利根川博士が発見した遺伝原理で、V(D)J遺伝子再構成 (gene rearrangement)ともいう。
B細胞に分化する前の生殖細胞の遺伝子では、抗体の重鎖可変領域 (VH) をコードする遺伝子は、VH遺伝子部分、DH遺伝子部分、JH遺伝子部分の3つに分かれており、この3つの遺伝子部分にそれぞれ、可変領域の遺伝子断片が複数個コードされている。
抗体を産生するB細胞の重鎖可変領域の遺伝子は、VH遺伝子部分にコードされているいくつかの遺伝子断片の中から1種類、DH遺伝子部分から1種類、JH遺伝子部分から1種類が選ばれて、それが組み立てられてつくられる。
VH遺伝子部分に50の遺伝子断片、DH遺伝子部分に30の遺伝子断片、JH遺伝子部分に6種類の遺伝子断片があるとすると、その組み合わせは50×30×6 = 9000種類となる。
抗体の軽鎖可変領域 (VL) をコードする遺伝子は、重鎖よりも少なく、VL遺伝子部分、JL遺伝子部分の2つの部分からなります。同じようにVL遺伝子部分に35の遺伝子断片、DL遺伝子部分に5つの遺伝子断片があるとすると、その組み合わせは35×5 = 175種類となる。
そして、9000種類の重鎖と175種類の軽鎖の組み合わせは9000×175 = 150万種類以上になる。このように、重鎖のV、D、J、軽鎖のVとJの遺伝子断片の組み合わせで多様な遺伝子をもつB細胞ができ、それぞれ異なった種類のB細胞がそれぞれ異なった抗体を作ることで多様な抗体がつくられている。これをV(D)J遺伝子再構成といい、主にヒトやマウスでみられる。
その他の抗体を多様にする遺伝原理
体細胞超変異 (somatic hypermutation; SHM)
幹細胞が分化して体のさまざまな細胞に分化していくが、この分化した細胞を体細胞という。幹細胞が体細胞に分化していくときにごく稀に遺伝子に変異が起こることがある(体細胞変異)。

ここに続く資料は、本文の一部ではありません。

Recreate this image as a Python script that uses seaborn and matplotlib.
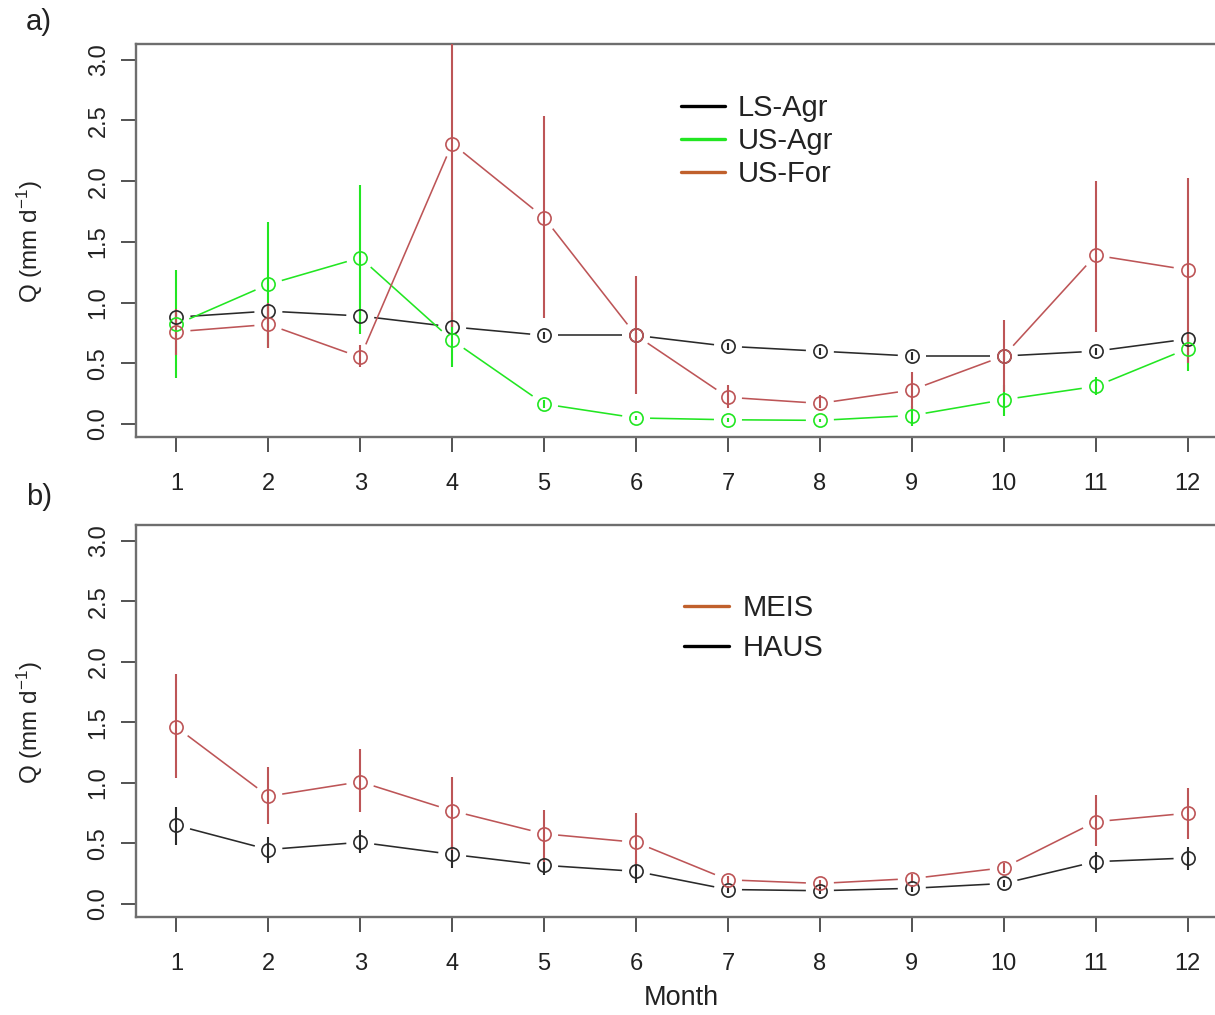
import numpy as np
import pandas as pd
import matplotlib
matplotlib.use("Agg")
import matplotlib.pyplot as plt
import seaborn as sns
from matplotlib.lines import Line2D

# ---------------- data ----------------
months = [1, 2, 3, 4, 5, 6, 7, 8, 9, 10, 11, 12]
month_labels = ["1", "2", "3", "4", "5", "6", "7", "8", "9", "10", "11", "12"]
y_ticks = [0.0, 0.5, 1.0, 1.5, 2.0, 2.5, 3.0]
y_tick_labels = ["0.0", "0.5", "1.0", "1.5", "2.0", "2.5", "3.0"]

# panel a
ls_agr = [0.88, 0.93, 0.89, 0.80, 0.73, 0.73, 0.64, 0.60, 0.56, 0.56, 0.60, 0.70]
ls_agr_lo = [0.83, 0.88, 0.84, 0.76, 0.70, 0.70, 0.61, 0.57, 0.53, 0.53, 0.57, 0.66]
ls_agr_hi = [0.93, 0.98, 0.94, 0.84, 0.76, 0.76, 0.67, 0.63, 0.59, 0.59, 0.63, 0.74]

us_agr = [0.82, 1.15, 1.37, 0.69, 0.165, 0.05, 0.035, 0.03, 0.07, 0.20, 0.31, 0.62]
us_agr_lo = [0.38, 0.63, 0.74, 0.47, 0.13, 0.03, 0.02, 0.015, -0.02, 0.07, 0.24, 0.44]
us_agr_hi = [1.27, 1.66, 1.97, 0.92, 0.20, 0.07, 0.05, 0.045, 0.15, 0.32, 0.39, 0.76]

us_for = [0.76, 0.82, 0.55, 2.31, 1.70, 0.73, 0.22, 0.17, 0.28, 0.56, 1.39, 1.27]
us_for_lo = [0.57, 0.63, 0.47, 0.80, 0.87, 0.25, 0.13, 0.13, 0.12, 0.26, 0.76, 0.50]
us_for_hi = [0.95, 1.00, 0.65, 3.40, 2.54, 1.22, 0.32, 0.24, 0.43, 0.86, 2.00, 2.03]

# panel b
meis = [1.46, 0.89, 1.01, 0.77, 0.58, 0.51, 0.20, 0.17, 0.21, 0.30, 0.68, 0.75]
meis_lo = [1.04, 0.66, 0.76, 0.45, 0.35, 0.32, 0.17, 0.14, 0.17, 0.26, 0.48, 0.54]
meis_hi = [1.90, 1.13, 1.28, 1.05, 0.78, 0.75, 0.23, 0.20, 0.25, 0.34, 0.90, 0.96]

haus = [0.65, 0.45, 0.51, 0.41, 0.32, 0.27, 0.12, 0.11, 0.13, 0.17, 0.35, 0.38]
haus_lo = [0.49, 0.34, 0.42, 0.30, 0.24, 0.17, 0.09, 0.08, 0.10, 0.14, 0.26, 0.28]
haus_hi = [0.80, 0.55, 0.61, 0.49, 0.38, 0.35, 0.15, 0.14, 0.16, 0.20, 0.43, 0.47]

series_a = ["LS-Agr", "US-Agr", "US-For"]
series_b = ["MEIS", "HAUS"]

# ---------------- style ----------------
sns.set_theme(style="white")
plt.rcParams["font.family"] = ["Liberation Sans", "DejaVu Sans"]
plt.rcParams["mathtext.default"] = "regular"

C_BLACK = "#2a2a2a"
C_GREEN = "#22e622"
C_RED = "#bd5557"
C_LEG_RED = "#c0602c"

W, H = 1215, 1015
fig = plt.figure(figsize=(W / 100, H / 100), dpi=100)
ax1 = fig.add_axes([136 / W, 1 - 437 / H, (1228 - 136) / W, (437 - 44) / H])
ax2 = fig.add_axes([136 / W, 1 - 917 / H, (1228 - 136) / W, (917 - 525) / H])

GAP = 14  # px gap between connecting segments and points (R type="b")


def setup(ax):
    ax.set_xlim(0.56, 12.44)
    ax.set_ylim(-0.107, 3.13)
    ax.set_xticks(months)
    ax.set_xticklabels(month_labels)
    ax.set_yticks(y_ticks)
    ax.set_yticklabels(y_tick_labels, rotation=90, va="center")
    ax.tick_params(axis="both", direction="out", length=11, width=1.3,
                   color="#444444", labelsize=17, labelcolor="#222222",
                   left=True, bottom=True)
    ax.tick_params(axis="x", pad=15)
    ax.tick_params(axis="y", pad=8)
    for s in ax.spines.values():
        s.set_color("#6e6e6e")
        s.set_linewidth(1.7)
        s.set_visible(True)
    ax.set_xlabel("")
    ax.set_ylabel("")


setup(ax1)
setup(ax2)


def draw_series(ax, x, y, lo, hi, color):
    x = np.asarray(x, float)
    y = np.asarray(y, float)
    pts = ax.transData.transform(np.column_stack([x, y]))
    inv = ax.transData.inverted()
    for p0, p1 in zip(pts[:-1], pts[1:]):
        d = p1 - p0
        L = np.hypot(*d)
        if L <= 2 * GAP:
            continue
        u = d / L
        a = inv.transform(p0 + u * GAP)
        b = inv.transform(p1 - u * GAP)
        ax.plot([a[0], b[0]], [a[1], b[1]], color=color, lw=1.15,
                solid_capstyle="butt", zorder=2)
    ax.vlines(x, lo, hi, color=color, lw=1.5, zorder=3)
    df = pd.DataFrame({"Month": x, "Q": y})
    sns.lineplot(data=df, x="Month", y="Q", ax=ax, color=color, marker="o",
                 linestyle="none", mfc="none", mec=color, mew=1.2, ms=9.5,
                 zorder=4)
    ax.set_xlabel("")
    ax.set_ylabel("")


draw_series(ax1, months, ls_agr, ls_agr_lo, ls_agr_hi, C_BLACK)
draw_series(ax1, months, us_agr, us_agr_lo, us_agr_hi, C_GREEN)
draw_series(ax1, months, us_for, us_for_lo, us_for_hi, C_RED)

draw_series(ax2, months, haus, haus_lo, haus_hi, C_BLACK)
draw_series(ax2, months, meis, meis_lo, meis_hi, C_RED)

# legends
h_a = [Line2D([0], [0], color=c, lw=2.4) for c in ["black", C_GREEN, C_LEG_RED]]
leg1 = ax1.legend(h_a, series_a, loc="upper left",
                  bbox_to_anchor=(681 / W, 1 - 94 / H),
                  bbox_transform=fig.transFigure, frameon=False, fontsize=21,
                  handlelength=1.5, handletextpad=0.45, labelspacing=0.17,
                  borderpad=0, borderaxespad=0)
for t in leg1.get_texts():
    t.set_color("#222222")

h_b = [Line2D([0], [0], color=c, lw=2.4) for c in [C_LEG_RED, "black"]]
leg2 = ax2.legend(h_b, series_b, loc="upper left",
                  bbox_to_anchor=(684 / W, 1 - 594 / H),
                  bbox_transform=fig.transFigure, frameon=False, fontsize=21,
                  handlelength=1.55, handletextpad=0.45, labelspacing=0.42,
                  borderpad=0, borderaxespad=0)
for t in leg2.get_texts():
    t.set_color("#222222")

# texts
fig.text(26 / W, 1 - 22 / H, "a)", fontsize=21, ha="left", va="center", color="#222222")
fig.text(26 / W, 1 - 497 / H, "b)", fontsize=21, ha="left", va="center", color="#222222")
fig.text(30 / W, 1 - 241 / H, r"Q (mm d$^{-1}$)", rotation=90, fontsize=17.5,
         ha="center", va="center", color="#222222")
fig.text(30 / W, 1 - 722 / H, r"Q (mm d$^{-1}$)", rotation=90, fontsize=17.5,
         ha="center", va="center", color="#222222")
fig.text(681 / W, 1 - 998 / H, "Month", fontsize=19.5, ha="center", va="center",
         color="#222222")

fig.savefig("out.png", dpi=100, facecolor="white")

B細胞は変異の頻度が極めて高く、1万倍にも及ぶ。これは末梢の成熟したB細胞の中で、T細胞依存性抗原で活性されたB細胞は胚中心を形成し、この微小環境内で免疫グロブリン遺伝子のV領域が、AID(activation-induced cytidine deaminase)により様々な塩基置換を引き起こされるためである。このメカニズムを体細胞超変異といい、ヒトやマウスにおいて抗体の多様性や親和性の成熟に関与している。
遺伝子変換 (gene conversion)V(D)J遺伝子再構成を終えた可変領域遺伝子が、V遺伝子上流に存在する偽遺伝子にランダムに置換されて、多様性をつくる。これを遺伝子変換 (gene conversion; GC) といい、主にニワトリでみられる。1986年レイノーらにより報告された。

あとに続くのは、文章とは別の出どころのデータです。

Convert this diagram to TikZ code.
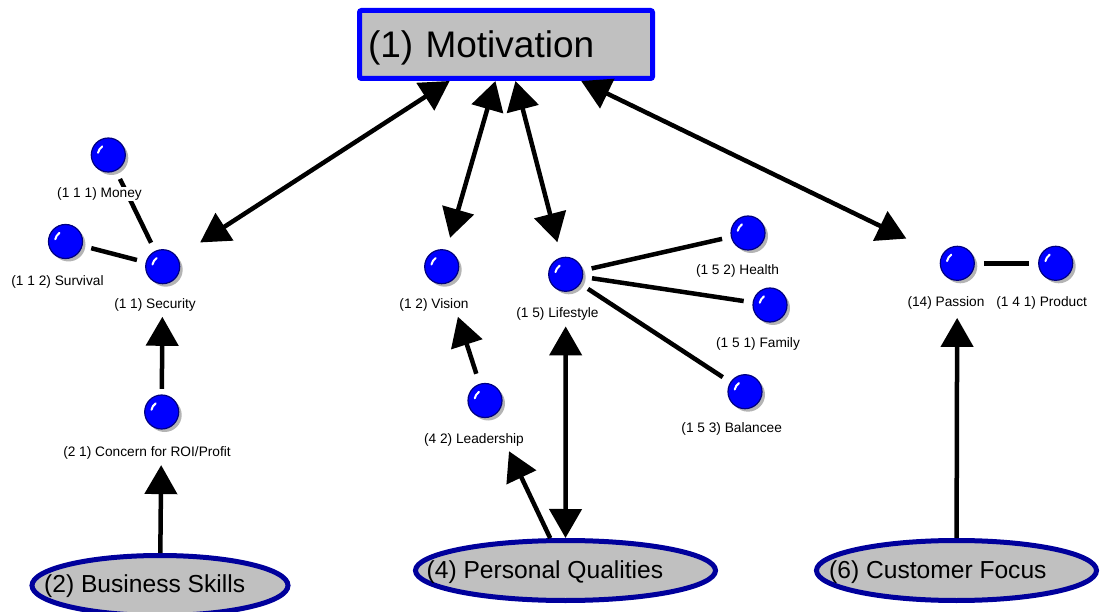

クラススイッチ組み換え (class switch recombination; CSR)
V(D)J遺伝子再構成等の過程を経て生まれたB細胞は、抗原の刺激を受けると成熟化し、増殖する。この際、重鎖定常領域 (CH) をコードする遺伝子にDNA改変が起こり、最初IgMを分泌していたB細胞はIgG等他のクラスの免疫グロブリンを産生する。同じ可変領域を異なる定常領域と組み合わせることにより、さらに多様な抗体を作り出す。このことをクラススイッチ組み換えという。
これら様々な遺伝的原理により人間は、1000兆種類以上の抗体をつくりだせる事ができるのです。この多様さゆえに無数ね存在する外部抗原に対応できるのです。
その後の利根川進博士
ノーベル賞を受賞した。利根川進博士はかなり変わった人かもしれない。他の人と同じ事に興味を持たないというのだから相当だ。ある程度他人と同じことに興味がないと、社会生活に差しつかえそうだ。
しかし、その考え方は理にかなっている。人が自分で考えて成長していく存在である以上、自分のできること、できないことを区別して、早く得意分野を発見して努力することが人生の秘訣であることは、多くの人が述べている。できないことはルールに沿って生きるのがよい。
利根川博士のノーベル賞受賞研究、「多様な抗体を生成する遺伝的原理の解明」を見ると、「1つのことに対して、よく考えが練られている」という印象を受けた。まず利根川博士からはその考え方を学べる。
現在は脳科学の分野に研究の舞台を移し、様々な成果をあげている。脳科学の成果については、次の機会に紹介したい。